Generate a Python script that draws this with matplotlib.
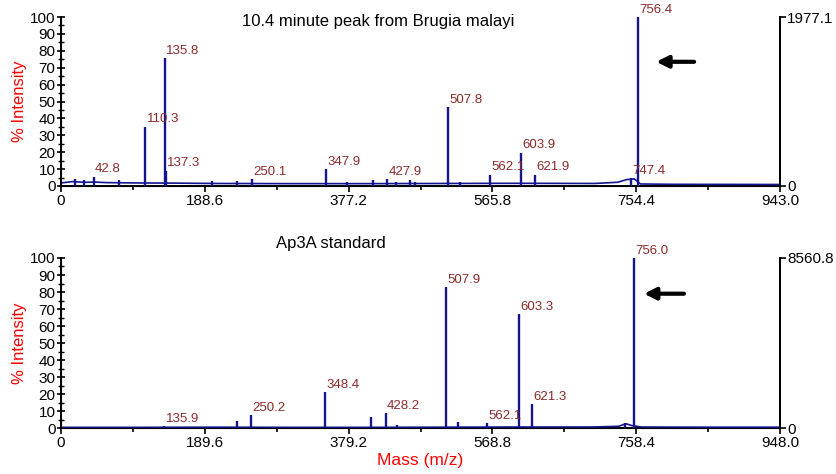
import matplotlib
matplotlib.use("Agg")
import matplotlib.pyplot as plt
from matplotlib.ticker import MultipleLocator, FixedLocator

plt.rcParams['font.family'] = ['Liberation Sans', 'DejaVu Sans']

LINE = '#15158f'
LABEL = '#8b2a2a'

# --- top spectrum: 10.4 minute peak from Brugia malayi
top_title = '10.4 minute peak from Brugia malayi'
top_xmax = 943.0
top_xticks = [0, 188.6, 377.2, 565.8, 754.4, 943.0]
top_max_counts = '1977.1'
top_peak_mz = [18.4, 30.0, 42.8, 76.0, 110.3, 135.8, 137.3, 198.0, 231.0, 250.1,
               347.9, 375.0, 409.0, 427.9, 440.0, 458.0, 464.0, 507.8, 523.0,
               562.1, 603.9, 621.9, 747.4, 756.4]
top_peak_int = [4.0, 3.5, 5.5, 3.5, 35.0, 75.5, 9.0, 2.8, 3.2, 4.2,
                10.0, 2.5, 3.8, 4.0, 2.2, 3.5, 2.6, 46.5, 2.2,
                6.8, 19.8, 6.7, 4.5, 100.0]
top_labels = ['42.8', '110.3', '135.8', '137.3', '250.1', '347.9', '427.9',
              '507.8', '562.1', '603.9', '621.9', '747.4', '756.4']
top_base_mz = [0, 15, 30, 45, 60, 100, 150, 200, 300, 400, 500, 600, 700,
               730, 742, 752, 760, 800, 943]
top_base_int = [1.8, 2.6, 2.2, 2.3, 2.0, 1.8, 1.7, 1.5, 1.4, 1.4, 1.5, 1.6, 1.5,
                2.2, 3.8, 4.2, 1.2, 1.0, 0.9]

# --- bottom spectrum: Ap3A standard
bot_title = 'Ap3A standard'
bot_xmax = 948.0
bot_xticks = [0, 189.6, 379.2, 568.8, 758.4, 948.0]
bot_max_counts = '8560.8'
bot_peak_mz = [135.9, 232.0, 250.2, 348.4, 409.0, 428.2, 443.0, 507.9, 523.5,
               562.1, 603.3, 621.3, 743.6, 756.0]
bot_peak_int = [1.2, 4.0, 7.6, 21.0, 6.7, 8.6, 2.0, 83.0, 3.7,
                3.0, 67.0, 14.0, 3.0, 100.0]
bot_labels = ['135.9', '250.2', '348.4', '428.2', '507.9', '562.1', '603.3',
              '621.3', '756.0']
bot_base_mz = [0, 100, 200, 300, 400, 500, 600, 700, 735, 745, 752, 765, 850, 948]
bot_base_int = [0.4, 0.4, 0.5, 0.4, 0.4, 0.5, 0.6, 0.6, 1.0, 2.5, 1.5, 0.6, 0.5, 0.5]

# arrow (tail, head) in data units for each panel
top_arrow = ((834, 73.5), (777, 73.5))
bot_arrow = ((825, 79.0), (765, 79.0))


def draw_panel(ax, peak_mz, peak_int, labels, base_mz, base_int, xmax, xticks,
               max_counts, arrow):
    ax.plot(base_mz, base_int, color=LINE, lw=1.2, zorder=3)
    ax.vlines(peak_mz, 0, peak_int, color=LINE, lw=1.7, zorder=3)
    for m, h in zip(peak_mz, peak_int):
        lbl = f'{m:.1f}'
        if lbl in labels:
            ax.annotate(lbl, (m, min(h, 100)), xytext=(1, 1), textcoords='offset points',
                        color=LABEL, fontsize=9.5, ha='left', va='bottom', zorder=4)
    ax.annotate('', xy=arrow[1], xytext=arrow[0],
                arrowprops=dict(arrowstyle='-|>,head_length=0.7,head_width=0.35',
                                color='black', lw=3.0))

    ax.set_xlim(0, xmax)
    ax.set_ylim(0, 100)
    ax.set_xticks(xticks)
    ax.set_xticklabels([f'{t:g}' if t == 0 else f'{t:.1f}' for t in xticks])
    ax.xaxis.set_minor_locator(FixedLocator([(a + b) / 2 for a, b in zip(xticks[:-1], xticks[1:])]))
    ax.yaxis.set_major_locator(MultipleLocator(10))
    ax.yaxis.set_minor_locator(MultipleLocator(5))
    ax.tick_params(axis='y', which='major', direction='inout', length=6, width=1.2, labelsize=11, pad=1)
    ax.tick_params(axis='y', which='minor', direction='inout', length=4, width=1)
    ax.tick_params(axis='x', which='major', direction='out', length=4, width=1.2, labelsize=11, pad=2)
    ax.tick_params(axis='x', which='minor', direction='out', length=3, width=1.2)
    ax.spines['top'].set_visible(False)
    for s in ('left', 'bottom', 'right'):
        ax.spines[s].set_linewidth(1.4)
    ax.set_ylabel('% Intensity', color='red', fontsize=12, labelpad=2)

    ax2 = ax.twinx()
    ax2.set_ylim(0, 100)
    ax2.set_yticks([0, 100])
    ax2.set_yticklabels(['0', max_counts])
    ax2.tick_params(axis='y', direction='out', length=4, width=1.2, labelsize=11, pad=1)
    ax2.spines['top'].set_visible(False)
    ax2.spines['right'].set_linewidth(1.4)
    return ax2


fig = plt.figure(figsize=(8.37, 4.74), dpi=100)
ax_top = fig.add_axes([0.0729, 0.6076, 0.859, 0.3565])
ax_bot = fig.add_axes([0.0729, 0.0970, 0.859, 0.3587])

draw_panel(ax_top, top_peak_mz, top_peak_int, top_labels, top_base_mz, top_base_int,
           top_xmax, top_xticks, top_max_counts, top_arrow)
draw_panel(ax_bot, bot_peak_mz, bot_peak_int, bot_labels, bot_base_mz, bot_base_int,
           bot_xmax, bot_xticks, bot_max_counts, bot_arrow)

ax_top.text(0.441, 0.975, top_title, transform=ax_top.transAxes, ha='center', va='center',
            fontsize=12)
ax_bot.text(0.375, 1.088, bot_title, transform=ax_bot.transAxes, ha='center', va='center',
            fontsize=12)
ax_bot.set_xlabel('Mass (m/z)', color='red', fontsize=12.5, labelpad=2)

fig.savefig('out.png', dpi=100)
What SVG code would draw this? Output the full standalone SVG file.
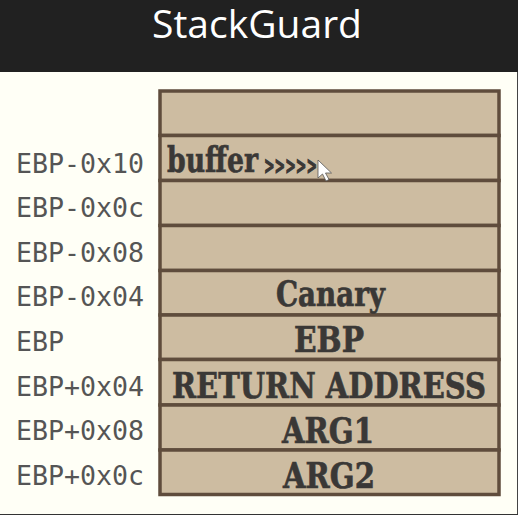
<svg xmlns="http://www.w3.org/2000/svg" width="518" height="515" viewBox="0 0 518 515">
<style>
.l{font-family:"DejaVu Sans Mono","Liberation Mono",monospace;font-size:26.6px;fill:#555}
.c{font-family:"DejaVu Serif","Liberation Serif",serif;font-size:36px;font-weight:bold;fill:#3a3836;stroke:#3a3836;stroke-width:.7;text-anchor:middle}
.s{fill:#cdbca1;stroke:#5f4c3c;stroke-width:3.5}
</style>
<rect width="518" height="515" fill="#fffff6"/>
<rect width="518" height="72" fill="#212121"/>
<rect x="517" y="72" width="1" height="443" fill="#444"/>
<rect y="514" width="518" height="1" fill="#333"/>
<text x="257" y="37.500" font-family="Open Sans,sans-serif" font-size="39" fill="#fff" text-anchor="middle">StackGuard</text>
<g id="stack">
<rect class="s" x="160" y="91" width="339" height="44.500"/>
<rect class="s" x="160" y="135.500" width="339" height="45"/>
<rect class="s" x="160" y="180.500" width="339" height="45"/>
<rect class="s" x="160" y="225.500" width="339" height="45"/>
<rect class="s" x="160" y="270.500" width="339" height="44.500"/>
<rect class="s" x="160" y="315" width="339" height="44.500"/>
<rect class="s" x="160" y="359.500" width="339" height="45.500"/>
<rect class="s" x="160" y="405" width="339" height="45"/>
<rect class="s" x="160" y="450" width="339" height="44.500"/>
</g>
<text class="c" x="167" y="172" style="text-anchor:start" textLength="91" lengthAdjust="spacingAndGlyphs">buffer</text>
<text class="c" x="264" y="174" style="text-anchor:start;font-size:24px;stroke-width:1.2" textLength="53" lengthAdjust="spacingAndGlyphs">&gt;&gt;&gt;&gt;&gt;</text>
<text class="c" x="330.500" y="306" textLength="109" lengthAdjust="spacingAndGlyphs">Canary</text>
<text class="c" x="329" y="352" textLength="70" lengthAdjust="spacingAndGlyphs">EBP</text>
<text class="c" x="329" y="398" textLength="314" lengthAdjust="spacingAndGlyphs">RETURN ADDRESS</text>
<text class="c" x="328" y="443" textLength="92" lengthAdjust="spacingAndGlyphs">ARG1</text>
<text class="c" x="329" y="488" textLength="92" lengthAdjust="spacingAndGlyphs">ARG2</text>
<text class="l" x="16" y="173">EBP-0x10</text>
<text class="l" x="16" y="217">EBP-0x0c</text>
<text class="l" x="16" y="262">EBP-0x08</text>
<text class="l" x="16" y="306">EBP-0x04</text>
<text class="l" x="16" y="351">EBP</text>
<text class="l" x="16" y="396">EBP+0x04</text>
<text class="l" x="16" y="440">EBP+0x08</text>
<text class="l" x="16" y="485">EBP+0x0c</text>
<path d="M318 160v18l4.500-4 3.500 7 3-1.500-3.500-6.500h6z" fill="#fff" stroke="#555" stroke-width=".8"/>
</svg>
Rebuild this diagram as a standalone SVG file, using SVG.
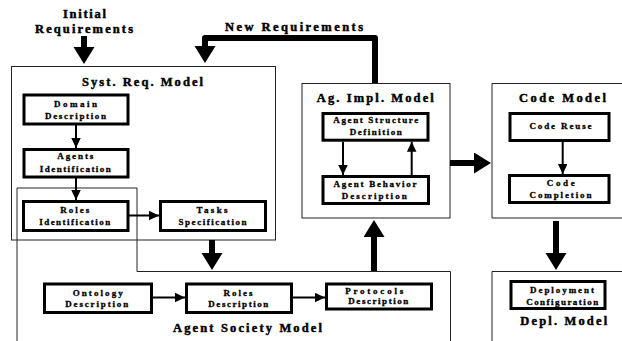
<svg xmlns="http://www.w3.org/2000/svg" width="622" height="341" viewBox="0 0 622 341">
  <style>
    .model { fill: none; stroke: #222; stroke-width: 1; }
    .node rect { fill: #fff; stroke: #000; stroke-width: 3; }
    text { font-family: "Liberation Serif", "Times New Roman", serif; font-weight: bold; fill: #000; stroke: #000; text-anchor: middle; }
    .t { font-size: 9px; stroke-width: 0.3; }
    .h { font-size: 12.5px; stroke-width: 0.45; }
    .thin { fill: none; stroke: #000; stroke-width: 2; }
    .thick { fill: none; stroke: #000; stroke-width: 6; stroke-linejoin: round; }
  </style>
  <defs>
    <marker id="head" markerUnits="userSpaceOnUse" markerWidth="11" markerHeight="10" refX="10" refY="4.75" orient="auto">
      <path d="M0,0 L10,4.75 L0,9.5 z" fill="#000"/>
    </marker>
    <marker id="bighead" markerUnits="userSpaceOnUse" markerWidth="18" markerHeight="22" refX="1" refY="10.5" orient="auto">
      <path d="M0,0 L17,10.5 L0,21 z" fill="#000"/>
    </marker>
  </defs>

  <!-- model containers -->
  <g id="syst-req-model">
    <rect class="model" x="11.5" y="66.5" width="264" height="173.5"/>
    <text class="h" x="142.5" y="86" textLength="121" lengthAdjust="spacing">Syst. Req. Model</text>
  </g>
  <g id="agent-society-model">
    <path class="model" d="M17,345 V188 H137 V271.5 H450.5 V345"/>
    <text class="h" x="247.5" y="331.5" textLength="149" lengthAdjust="spacing">Agent Society Model</text>
  </g>
  <g id="ag-impl-model">
    <rect class="model" x="302" y="83.5" width="148" height="134.5"/>
    <text class="h" x="375.3" y="101.5" textLength="117" lengthAdjust="spacing">Ag. Impl. Model</text>
  </g>
  <g id="code-model">
    <path class="model" d="M630,83.5 H492 V218 H630"/>
    <text class="h" x="562.5" y="101.5" textLength="87" lengthAdjust="spacing">Code Model</text>
  </g>
  <g id="depl-model">
    <path class="model" d="M630,271.5 H492 V345"/>
    <text class="h" x="563.7" y="325" textLength="87" lengthAdjust="spacing">Depl. Model</text>
  </g>

  <!-- free labels -->
  <g id="initial-requirements">
    <text class="h" x="84.5" y="18.3" textLength="43" lengthAdjust="spacing">Initial</text>
    <text class="h" x="84" y="33.3" textLength="98" lengthAdjust="spacing">Requirements</text>
  </g>
  <g id="new-requirements">
    <text class="h" x="294" y="30.5" textLength="138" lengthAdjust="spacing">New Requirements</text>
  </g>

  <!-- connectors -->
  <g id="connectors">
    <line class="thick" x1="84" y1="36" x2="84" y2="48" marker-end="url(#bighead)"/>
    <path class="thick" d="M375,83 V38 H205 V47" marker-end="url(#bighead)"/>
    <line class="thick" x1="212" y1="240" x2="212" y2="254" marker-end="url(#bighead)"/>
    <line class="thick" x1="374" y1="271" x2="374" y2="236" marker-end="url(#bighead)"/>
    <line class="thick" x1="450" y1="163" x2="475" y2="163" marker-end="url(#bighead)"/>
    <line class="thick" x1="556" y1="221" x2="556" y2="254" marker-end="url(#bighead)"/>

    <line class="thin" x1="76" y1="125" x2="76" y2="148" marker-end="url(#head)"/>
    <line class="thin" x1="76" y1="178" x2="76" y2="200" marker-end="url(#head)"/>
    <line class="thin" x1="129" y1="215.5" x2="159" y2="215.5" marker-end="url(#head)"/>
    <line class="thin" x1="153" y1="297.5" x2="185" y2="297.5" marker-end="url(#head)"/>
    <line class="thin" x1="293" y1="297.5" x2="325" y2="297.5" marker-end="url(#head)"/>
    <line class="thin" x1="343" y1="141.7" x2="343" y2="175" marker-end="url(#head)"/>
    <line class="thin" x1="411.7" y1="175" x2="411.7" y2="141.7" marker-end="url(#head)"/>
    <line class="thin" x1="562.7" y1="141.7" x2="562.7" y2="174" marker-end="url(#head)"/>
  </g>

  <!-- activity nodes -->
  <g id="domain-description" class="node">
    <rect x="24" y="95" width="104" height="29"/>
    <text class="t" x="75.5" y="106.7" textLength="43" lengthAdjust="spacing">Domain</text>
    <text class="t" x="75.5" y="119.3" textLength="61" lengthAdjust="spacing">Description</text>
  </g>
  <g id="agents-identification" class="node">
    <rect x="24" y="149.5" width="104" height="27.5"/>
    <text class="t" x="75.3" y="159.3" textLength="36" lengthAdjust="spacing">Agents</text>
    <text class="t" x="75.3" y="171.7" textLength="71" lengthAdjust="spacing">Identification</text>
  </g>
  <g id="roles-identification" class="node">
    <rect x="23.5" y="201.5" width="104.5" height="29"/>
    <text class="t" x="74.7" y="212.7" textLength="29" lengthAdjust="spacing">Roles</text>
    <text class="t" x="74.7" y="225" textLength="71" lengthAdjust="spacing">Identification</text>
  </g>
  <g id="tasks-specification" class="node">
    <rect x="160.5" y="201.5" width="105" height="29"/>
    <text class="t" x="212" y="212.7" textLength="31" lengthAdjust="spacing">Tasks</text>
    <text class="t" x="212.5" y="225" textLength="68" lengthAdjust="spacing">Specification</text>
  </g>
  <g id="ontology-description" class="node">
    <rect x="44.5" y="284" width="107" height="28.5"/>
    <text class="t" x="97.7" y="296" textLength="50" lengthAdjust="spacing">Ontology</text>
    <text class="t" x="96.7" y="306.5" textLength="63" lengthAdjust="spacing">Description</text>
  </g>
  <g id="roles-description" class="node">
    <rect x="186.5" y="284" width="105" height="28.5"/>
    <text class="t" x="238" y="296" textLength="29" lengthAdjust="spacing">Roles</text>
    <text class="t" x="238.3" y="306.5" textLength="60" lengthAdjust="spacing">Description</text>
  </g>
  <g id="protocols-description" class="node">
    <rect x="326.5" y="284" width="105" height="25"/>
    <text class="t" x="374.2" y="294" textLength="58" lengthAdjust="spacing">Protocols</text>
    <text class="t" x="378.3" y="304.3" textLength="60" lengthAdjust="spacing">Description</text>
  </g>
  <g id="agent-structure-definition" class="node">
    <rect x="323" y="113.5" width="105" height="26.7"/>
    <text class="t" x="375.8" y="123.3" textLength="85" lengthAdjust="spacing">Agent Structure</text>
    <text class="t" x="375.8" y="135" textLength="52" lengthAdjust="spacing">Definition</text>
  </g>
  <g id="agent-behavior-description" class="node">
    <rect x="323" y="176.5" width="105.5" height="27"/>
    <text class="t" x="375" y="187.3" textLength="83" lengthAdjust="spacing">Agent Behavior</text>
    <text class="t" x="374.2" y="199" textLength="65" lengthAdjust="spacing">Description</text>
  </g>
  <g id="code-reuse" class="node">
    <rect x="510" y="113.5" width="99" height="27"/>
    <text class="t" x="560.5" y="129.3" textLength="62" lengthAdjust="spacing">Code Reuse</text>
  </g>
  <g id="code-completion" class="node">
    <rect x="509.5" y="175.5" width="99.5" height="27"/>
    <text class="t" x="560.8" y="186" textLength="28" lengthAdjust="spacing">Code</text>
    <text class="t" x="560.5" y="198.3" textLength="62" lengthAdjust="spacing">Completion</text>
  </g>
  <g id="deployment-configuration" class="node">
    <rect x="511" y="281.5" width="94" height="27"/>
    <text class="t" x="562" y="292.7" textLength="64" lengthAdjust="spacing">Deployment</text>
    <text class="t" x="562.2" y="305" textLength="72" lengthAdjust="spacing">Configuration</text>
  </g>
</svg>
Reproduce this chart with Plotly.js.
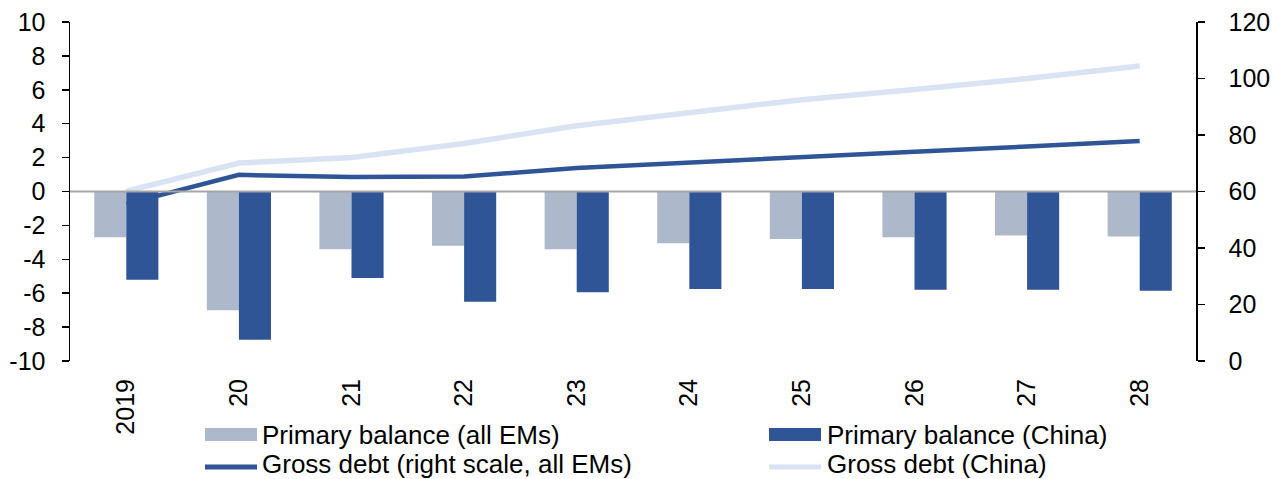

Set task =
Only the lines from the start of the records to the line with "LABEL = '#8b2a2a'" belong in the copy. Print them exactly, minus pictures.

Correct answer =
Generate a Python script that draws this with matplotlib.
import matplotlib
matplotlib.use("Agg")
import matplotlib.pyplot as plt
from matplotlib.ticker import MultipleLocator, FixedLocator

plt.rcParams['font.family'] = ['Liberation Sans', 'DejaVu Sans']

LINE = '#15158f'
LABEL = '#8b2a2a'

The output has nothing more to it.